As David Cameron makes yet more noise about Britain’s membership of the EU, you may wonder why he chose to use the word “consent”, a somewhat woolly concept, rather than going all guns blazing for a referendum.
One answer is that Cameron is increasingly finding himself between a rock and a hard place. As the FT’s Janan Ganesh puts it: “By hinting at a repatriation of powers, he (Cameron) raises eurosceptic hopes that are almost impossible to meet. Few diplomats expect to achieve more than cosmetic changes to the terms of British membership, and even those tweaks will take place largely in non-economic areas such as justice.”
One of the few British commentators to even begin to understand the EU, Ganesh is spot on with this analysis. Continuing in the same vein, he rightly says: “If such negotiations (on repatriating powers) ever transpire, the EU is likely to want to give Mr Cameron enough to have a fighting chance of winning a referendum to stay in the club. But the immemorial desire of most eurosceptics is nothing less than to belong to the single market while being excused much of the burden of European regulation. It is no more in the interests of the rest of the EU to grant this privilege now than it was in the past.”
An opt out on some justice and home affairs matters is all Cameron is ever going to get out of the EU, and even that is very uncertain. I, for one, have never understood why the majority of UK political commentators give house room to the concept of repatriation of powers from the EU to the UK. As the excellent Mr Ganesh has confirmed, except in a few specific, non-economic areas, it is impossibility.
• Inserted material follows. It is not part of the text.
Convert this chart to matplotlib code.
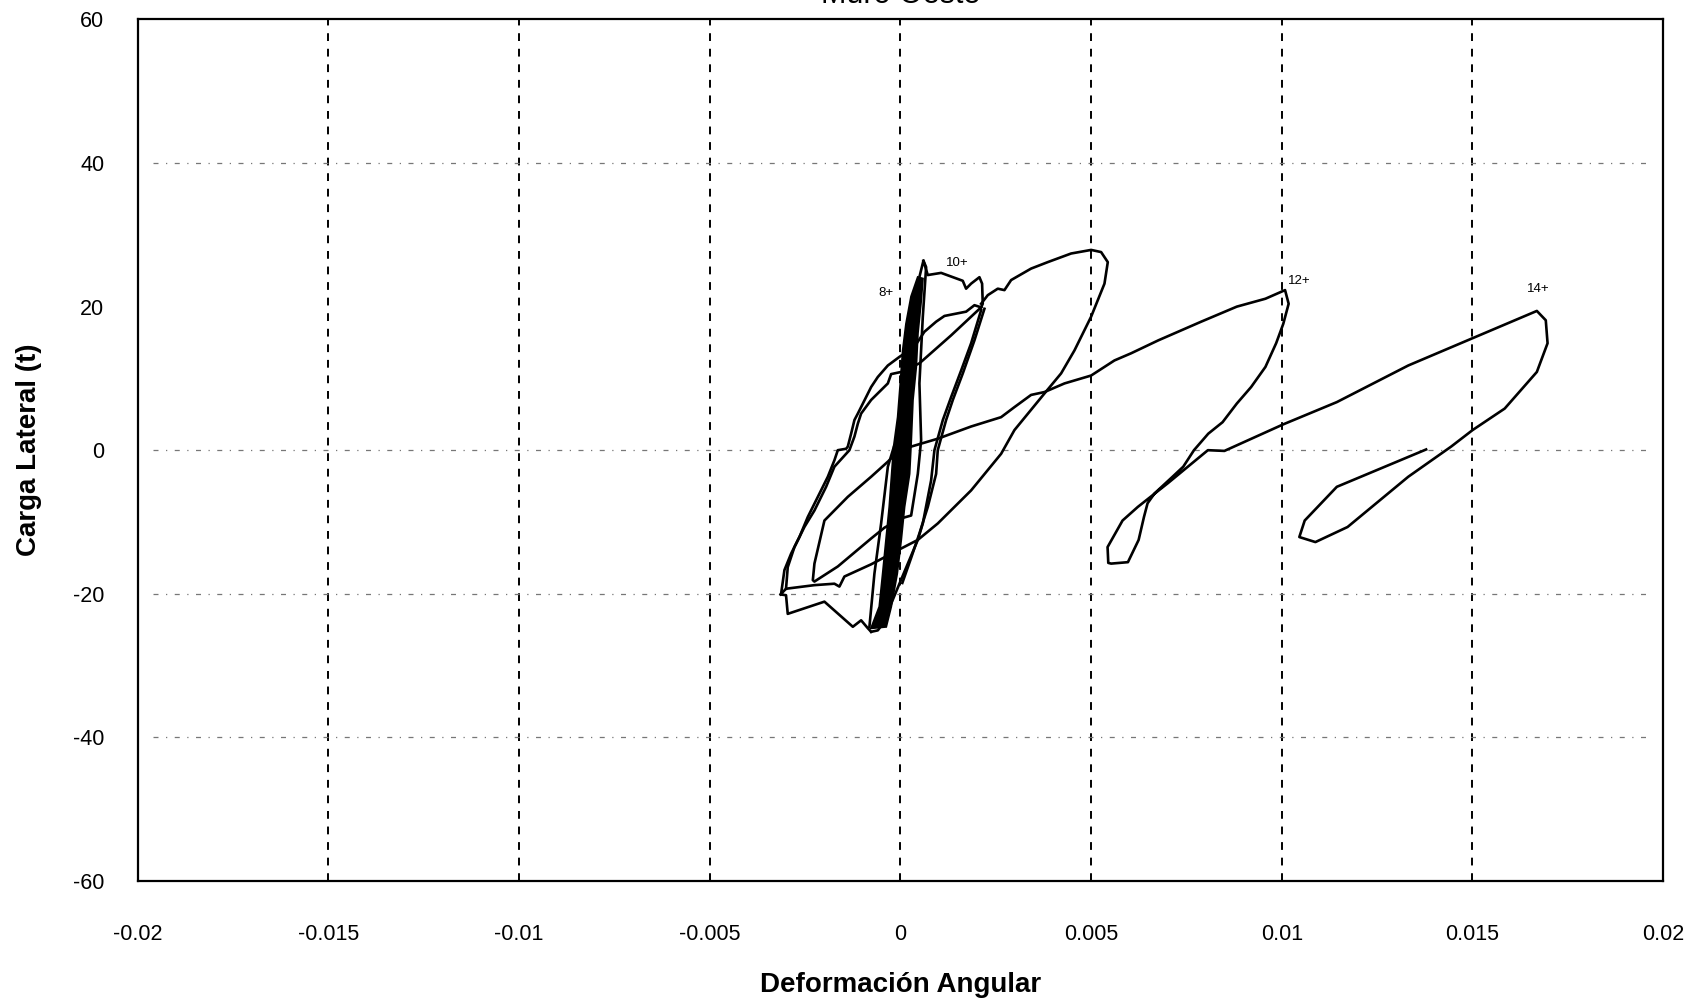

Cameron is promising smoke and mirrors to appease the Tory right-wing and try and see off the threat to the Tories from UKIP. He is, however, deceiving the British people. This is, of course, dishonest. It’s also very stupid.
Janan Ganesh makes another strong point: “If the content of any new settlement will upset the right, the process of winning consent for it is also tricky. The Tory manifesto for the next election is increasingly likely to include a promise to hold a referendum on the new arrangements once they are secured. This should pacify eurosceptics for a while and prevent UKIP from encroaching too far into the Tory vote in 2015. But it will also ensure that the first couple of years of the next parliament will be dominated by Europe. The Conservatives could easily split as MPs decide that the deal struck by Mr Cameron is not worth campaigning for. Then, if the referendum is lost, it is hard to imagine the government surviving.”
Even supposing David Cameron is Prime Minister after 2015, and I most definitely do not believe that will be the case, it’s very difficult to see how his chosen policy on the European Union can be even modestly successful. The Tory eurosceptics are stridently demanding more than is even remotely realistic. Moreover, they scent blood and will not go away. Meanwhile David Cameron, one individual Prime Minister in a European Union of 27 member states, quite simply cannot give the sceptics what they want. To cap it all the British people are being promised a referendum on something which will probably never happen.